:: CHALLENGE ::
Each line of the listing must be transcribed exactly, except for the images, which should be excluded.

:: SUPPLIED DATA ::

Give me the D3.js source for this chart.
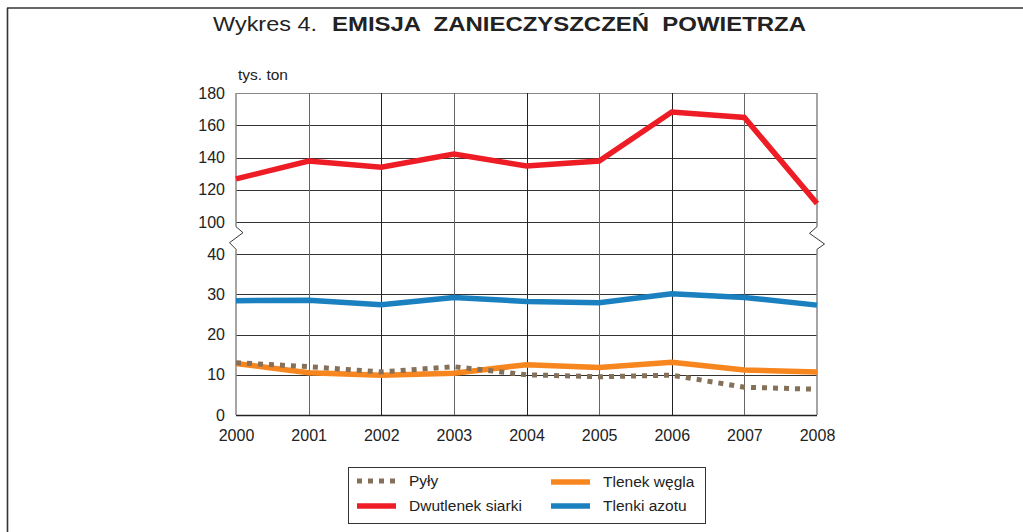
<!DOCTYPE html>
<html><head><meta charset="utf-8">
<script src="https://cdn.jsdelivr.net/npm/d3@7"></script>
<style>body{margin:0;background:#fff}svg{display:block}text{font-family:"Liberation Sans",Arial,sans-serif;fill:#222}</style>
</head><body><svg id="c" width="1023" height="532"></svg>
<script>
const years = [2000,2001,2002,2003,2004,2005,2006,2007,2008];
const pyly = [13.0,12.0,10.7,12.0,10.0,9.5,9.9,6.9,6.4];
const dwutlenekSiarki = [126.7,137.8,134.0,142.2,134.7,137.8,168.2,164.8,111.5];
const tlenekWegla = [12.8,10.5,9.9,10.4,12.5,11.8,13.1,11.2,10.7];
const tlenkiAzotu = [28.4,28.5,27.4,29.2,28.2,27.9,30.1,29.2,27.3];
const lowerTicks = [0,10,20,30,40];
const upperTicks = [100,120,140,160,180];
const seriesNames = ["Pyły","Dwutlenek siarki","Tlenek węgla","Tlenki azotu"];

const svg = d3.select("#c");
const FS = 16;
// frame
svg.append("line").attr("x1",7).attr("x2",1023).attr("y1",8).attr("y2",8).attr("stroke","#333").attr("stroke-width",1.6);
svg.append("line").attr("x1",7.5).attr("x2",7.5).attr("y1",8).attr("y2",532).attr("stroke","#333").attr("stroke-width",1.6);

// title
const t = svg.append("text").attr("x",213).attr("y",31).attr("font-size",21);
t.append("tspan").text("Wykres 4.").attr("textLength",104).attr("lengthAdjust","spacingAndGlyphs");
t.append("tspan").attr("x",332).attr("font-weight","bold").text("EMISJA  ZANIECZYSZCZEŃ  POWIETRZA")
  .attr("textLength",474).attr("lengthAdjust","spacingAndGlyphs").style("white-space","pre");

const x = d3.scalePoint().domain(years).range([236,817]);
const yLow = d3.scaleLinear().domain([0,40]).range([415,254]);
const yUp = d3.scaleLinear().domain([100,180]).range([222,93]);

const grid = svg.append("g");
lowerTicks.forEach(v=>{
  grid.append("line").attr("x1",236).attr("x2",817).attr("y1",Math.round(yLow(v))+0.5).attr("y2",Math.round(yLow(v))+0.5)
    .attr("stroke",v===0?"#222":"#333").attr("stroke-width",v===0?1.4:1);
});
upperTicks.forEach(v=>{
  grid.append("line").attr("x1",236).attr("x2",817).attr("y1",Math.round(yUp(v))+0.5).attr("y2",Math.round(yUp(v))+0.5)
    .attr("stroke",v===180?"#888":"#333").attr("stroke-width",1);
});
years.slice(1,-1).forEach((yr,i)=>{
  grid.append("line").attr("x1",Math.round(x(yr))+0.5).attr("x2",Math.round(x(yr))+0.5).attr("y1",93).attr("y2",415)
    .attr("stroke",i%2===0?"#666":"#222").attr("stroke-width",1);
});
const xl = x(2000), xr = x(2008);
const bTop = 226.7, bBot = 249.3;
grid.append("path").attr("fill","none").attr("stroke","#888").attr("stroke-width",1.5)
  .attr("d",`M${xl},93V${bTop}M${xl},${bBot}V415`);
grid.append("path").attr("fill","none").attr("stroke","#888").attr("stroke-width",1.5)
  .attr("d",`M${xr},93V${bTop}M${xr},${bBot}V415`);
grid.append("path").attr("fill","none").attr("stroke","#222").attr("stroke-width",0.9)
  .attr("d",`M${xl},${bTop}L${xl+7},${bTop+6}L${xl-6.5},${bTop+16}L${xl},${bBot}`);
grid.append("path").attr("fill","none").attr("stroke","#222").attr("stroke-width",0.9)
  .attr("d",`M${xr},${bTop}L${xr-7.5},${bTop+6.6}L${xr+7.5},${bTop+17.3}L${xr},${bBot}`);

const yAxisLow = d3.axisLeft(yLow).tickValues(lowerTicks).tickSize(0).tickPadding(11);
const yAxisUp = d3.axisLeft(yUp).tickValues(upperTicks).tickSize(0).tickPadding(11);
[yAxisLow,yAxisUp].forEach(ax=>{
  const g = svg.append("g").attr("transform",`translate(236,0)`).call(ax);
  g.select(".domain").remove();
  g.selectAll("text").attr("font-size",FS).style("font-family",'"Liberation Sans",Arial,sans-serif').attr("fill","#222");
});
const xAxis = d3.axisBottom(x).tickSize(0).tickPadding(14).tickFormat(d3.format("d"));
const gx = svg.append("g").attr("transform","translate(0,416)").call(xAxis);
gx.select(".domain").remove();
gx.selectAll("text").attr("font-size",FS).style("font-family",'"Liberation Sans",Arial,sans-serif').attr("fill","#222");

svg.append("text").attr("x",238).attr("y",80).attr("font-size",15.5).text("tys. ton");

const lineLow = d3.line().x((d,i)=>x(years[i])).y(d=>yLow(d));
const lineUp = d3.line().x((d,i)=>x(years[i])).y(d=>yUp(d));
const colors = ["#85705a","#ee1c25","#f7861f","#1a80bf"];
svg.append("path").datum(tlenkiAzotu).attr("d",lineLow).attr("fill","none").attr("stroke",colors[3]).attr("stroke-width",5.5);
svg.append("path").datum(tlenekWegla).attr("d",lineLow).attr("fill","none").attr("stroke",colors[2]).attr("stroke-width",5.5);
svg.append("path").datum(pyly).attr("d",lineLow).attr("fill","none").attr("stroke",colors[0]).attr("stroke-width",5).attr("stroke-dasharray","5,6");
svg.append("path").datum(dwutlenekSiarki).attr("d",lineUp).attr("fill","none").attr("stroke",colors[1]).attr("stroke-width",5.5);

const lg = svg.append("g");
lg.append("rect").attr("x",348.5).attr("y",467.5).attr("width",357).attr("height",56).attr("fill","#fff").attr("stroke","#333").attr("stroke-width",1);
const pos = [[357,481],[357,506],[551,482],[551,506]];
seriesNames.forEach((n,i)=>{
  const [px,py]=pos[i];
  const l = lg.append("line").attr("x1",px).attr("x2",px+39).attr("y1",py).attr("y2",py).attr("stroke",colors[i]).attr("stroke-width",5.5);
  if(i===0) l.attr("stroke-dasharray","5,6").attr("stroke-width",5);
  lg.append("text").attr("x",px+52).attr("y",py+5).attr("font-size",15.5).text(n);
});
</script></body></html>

:: OUTPUT BELOW ::
Give me the D3.js source for this chart.
<!DOCTYPE html>
<html><head><meta charset="utf-8">
<script src="https://cdn.jsdelivr.net/npm/d3@7"></script>
<style>body{margin:0;background:#fff}svg{display:block}text{font-family:"Liberation Sans",Arial,sans-serif;fill:#222}</style>
</head><body><svg id="c" width="1023" height="532"></svg>
<script>
const years = [2000,2001,2002,2003,2004,2005,2006,2007,2008];
const pyly = [13.0,12.0,10.7,12.0,10.0,9.5,9.9,6.9,6.4];
const dwutlenekSiarki = [126.7,137.8,134.0,142.2,134.7,137.8,168.2,164.8,111.5];
const tlenekWegla = [12.8,10.5,9.9,10.4,12.5,11.8,13.1,11.2,10.7];
const tlenkiAzotu = [28.4,28.5,27.4,29.2,28.2,27.9,30.1,29.2,27.3];
const lowerTicks = [0,10,20,30,40];
const upperTicks = [100,120,140,160,180];
const seriesNames = ["Pyły","Dwutlenek siarki","Tlenek węgla","Tlenki azotu"];

const svg = d3.select("#c");
const FS = 16;
// frame
svg.append("line").attr("x1",7).attr("x2",1023).attr("y1",8).attr("y2",8).attr("stroke","#333").attr("stroke-width",1.6);
svg.append("line").attr("x1",7.5).attr("x2",7.5).attr("y1",8).attr("y2",532).attr("stroke","#333").attr("stroke-width",1.6);

// title
const t = svg.append("text").attr("x",213).attr("y",31).attr("font-size",21);
t.append("tspan").text("Wykres 4.").attr("textLength",104).attr("lengthAdjust","spacingAndGlyphs");
t.append("tspan").attr("x",332).attr("font-weight","bold").text("EMISJA  ZANIECZYSZCZEŃ  POWIETRZA")
  .attr("textLength",474).attr("lengthAdjust","spacingAndGlyphs").style("white-space","pre");

const x = d3.scalePoint().domain(years).range([236,817]);
const yLow = d3.scaleLinear().domain([0,40]).range([415,254]);
const yUp = d3.scaleLinear().domain([100,180]).range([222,93]);

const grid = svg.append("g");
lowerTicks.forEach(v=>{
  grid.append("line").attr("x1",236).attr("x2",817).attr("y1",Math.round(yLow(v))+0.5).attr("y2",Math.round(yLow(v))+0.5)
    .attr("stroke",v===0?"#222":"#333").attr("stroke-width",v===0?1.4:1);
});
upperTicks.forEach(v=>{
  grid.append("line").attr("x1",236).attr("x2",817).attr("y1",Math.round(yUp(v))+0.5).attr("y2",Math.round(yUp(v))+0.5)
    .attr("stroke",v===180?"#888":"#333").attr("stroke-width",1);
});
years.slice(1,-1).forEach((yr,i)=>{
  grid.append("line").attr("x1",Math.round(x(yr))+0.5).attr("x2",Math.round(x(yr))+0.5).attr("y1",93).attr("y2",415)
    .attr("stroke",i%2===0?"#666":"#222").attr("stroke-width",1);
});
const xl = x(2000), xr = x(2008);
const bTop = 226.7, bBot = 249.3;
grid.append("path").attr("fill","none").attr("stroke","#888").attr("stroke-width",1.5)
  .attr("d",`M${xl},93V${bTop}M${xl},${bBot}V415`);
grid.append("path").attr("fill","none").attr("stroke","#888").attr("stroke-width",1.5)
  .attr("d",`M${xr},93V${bTop}M${xr},${bBot}V415`);
grid.append("path").attr("fill","none").attr("stroke","#222").attr("stroke-width",0.9)
  .attr("d",`M${xl},${bTop}L${xl+7},${bTop+6}L${xl-6.5},${bTop+16}L${xl},${bBot}`);
grid.append("path").attr("fill","none").attr("stroke","#222").attr("stroke-width",0.9)
  .attr("d",`M${xr},${bTop}L${xr-7.5},${bTop+6.6}L${xr+7.5},${bTop+17.3}L${xr},${bBot}`);

const yAxisLow = d3.axisLeft(yLow).tickValues(lowerTicks).tickSize(0).tickPadding(11);
const yAxisUp = d3.axisLeft(yUp).tickValues(upperTicks).tickSize(0).tickPadding(11);
[yAxisLow,yAxisUp].forEach(ax=>{
  const g = svg.append("g").attr("transform",`translate(236,0)`).call(ax);
  g.select(".domain").remove();
  g.selectAll("text").attr("font-size",FS).style("font-family",'"Liberation Sans",Arial,sans-serif').attr("fill","#222");
});
const xAxis = d3.axisBottom(x).tickSize(0).tickPadding(14).tickFormat(d3.format("d"));
const gx = svg.append("g").attr("transform","translate(0,416)").call(xAxis);
gx.select(".domain").remove();
gx.selectAll("text").attr("font-size",FS).style("font-family",'"Liberation Sans",Arial,sans-serif').attr("fill","#222");

svg.append("text").attr("x",238).attr("y",80).attr("font-size",15.5).text("tys. ton");

const lineLow = d3.line().x((d,i)=>x(years[i])).y(d=>yLow(d));
const lineUp = d3.line().x((d,i)=>x(years[i])).y(d=>yUp(d));
const colors = ["#85705a","#ee1c25","#f7861f","#1a80bf"];
svg.append("path").datum(tlenkiAzotu).attr("d",lineLow).attr("fill","none").attr("stroke",colors[3]).attr("stroke-width",5.5);
svg.append("path").datum(tlenekWegla).attr("d",lineLow).attr("fill","none").attr("stroke",colors[2]).attr("stroke-width",5.5);
svg.append("path").datum(pyly).attr("d",lineLow).attr("fill","none").attr("stroke",colors[0]).attr("stroke-width",5).attr("stroke-dasharray","5,6");
svg.append("path").datum(dwutlenekSiarki).attr("d",lineUp).attr("fill","none").attr("stroke",colors[1]).attr("stroke-width",5.5);

const lg = svg.append("g");
lg.append("rect").attr("x",348.5).attr("y",467.5).attr("width",357).attr("height",56).attr("fill","#fff").attr("stroke","#333").attr("stroke-width",1);
const pos = [[357,481],[357,506],[551,482],[551,506]];
seriesNames.forEach((n,i)=>{
  const [px,py]=pos[i];
  const l = lg.append("line").attr("x1",px).attr("x2",px+39).attr("y1",py).attr("y2",py).attr("stroke",colors[i]).attr("stroke-width",5.5);
  if(i===0) l.attr("stroke-dasharray","5,6").attr("stroke-width",5);
  lg.append("text").attr("x",px+52).attr("y",py+5).attr("font-size",15.5).text(n);
});
</script></body></html>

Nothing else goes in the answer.